Deux semaines seulement avant l’essai transformé du défilé Prada, et presque par hasard, Sasha avait intégré IMG. C’est son amoureux, Igor Vishnyakov, alors jeune photographe, qui avait joué les entremetteurs en faisant parvenir des photos d’elle à la prestigieuse agence de mannequins new-yorkaise. Par la suite, elle enchaîne défilés et campagnes de pub, tout en prenant le temps de poser pour Vogue ou L’Officiel, dont elle a fait la cover. Sous l’objectif des plus grands, parmi lesquels Steven Meisel ou Peter Lindbergh, elle brille au firmament de la modeà tout en gardant les pieds sur terre. A 23 ans, la jeune femme rêve tout simplement d’entendre son appartement new-yorkais raisonner de rires d’enfants. Réaliste, elle envisage déjà sa vie d’après les podiums :  » J’ai déjà pensé à ouvrir une galerie. Rien n’est sûr, mais ce dont je suis par contre certaine, c’est que je dessinerai. Je le fais depuis que je sais tenir un crayon, et je ne pourrais pas m’en passer. Je ne me considère pas comme une artiste, ce serait un peu présomptueux. Mais j’espère le devenir un jour.  »

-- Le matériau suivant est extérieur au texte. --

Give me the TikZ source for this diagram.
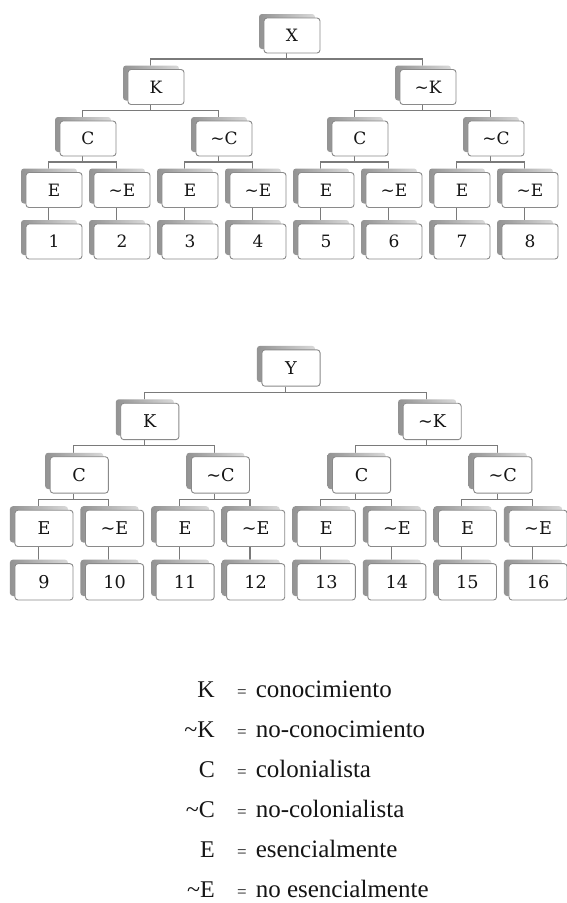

Son goût pour l’art remonte à l’enfance. Elle se souvient que, petite fille, sa mère la traînait dans les musées de Moscou. Sous le charme des courants expressionnistes et symbolistes, elle décidera par la suite de s’inscrire aux Beaux-Arts. C’est là qu’elle rencontre Igor Vishnyakov – entre-temps devenu son mari – et que son destin prend le tournant que l’on sait. Le couple vit aujourd’hui à Brooklyn, dans un grand appartement où la top a aussi son atelier.  » C’est  » the place to be  » pour toute personne qui a envie de développer son côté artistique, s’enthousiasme-t-elle. Il se dégage de ce quartier une énergie très positive. « 

New-Yorkaise au quotidien, Parisienne ou Milanaise plusieurs semaines par an, Sasha reste malgré tout très attachée à ses origines. L’univers du ballet russe, notamment, a longtemps nourri ses dessins – certaines séries ont déjà été publiées.  » Pour le moment, je suis plutôt inspirée par les sirènes « , s’amuse-t-elle. Et quand on lui fait remarquer sa propre ressemblance avec les jeunes filles graciles au regard félin qu’elle couche sur le papier, son sourire s’élargit encore.  » Pour moi, c’est vraiment un monde imaginaire, s’approchant de la  » fairy fantasy « , dans lequel tout tourne autour du rêve. Mais à force qu’on me demande si je fais des autoportraits, j’ai dû me résoudre à admettre qu’il y a une part de moi dans mes personnages. « 

Il y a malgré tout quelque chose du journal intime dans ces carnets de croquis accumulés au fil des ans  » parce qu’ils laissent transparaître mes émotions du moment. J’aime par exemple jouer avec le collage, et ajouter l’une ou l’autre image à mes pastels, ou changer de support « . On l’a déjà vue s’emparer d’un morceau de papier kraft traînant en backstage ou d’une serviette quand le besoin de dessiner se fait impératif.  » Etre à l’écoute de ses émotions et du moment présent.  » Sasha persiste et signe, d’un trait de pastel gras.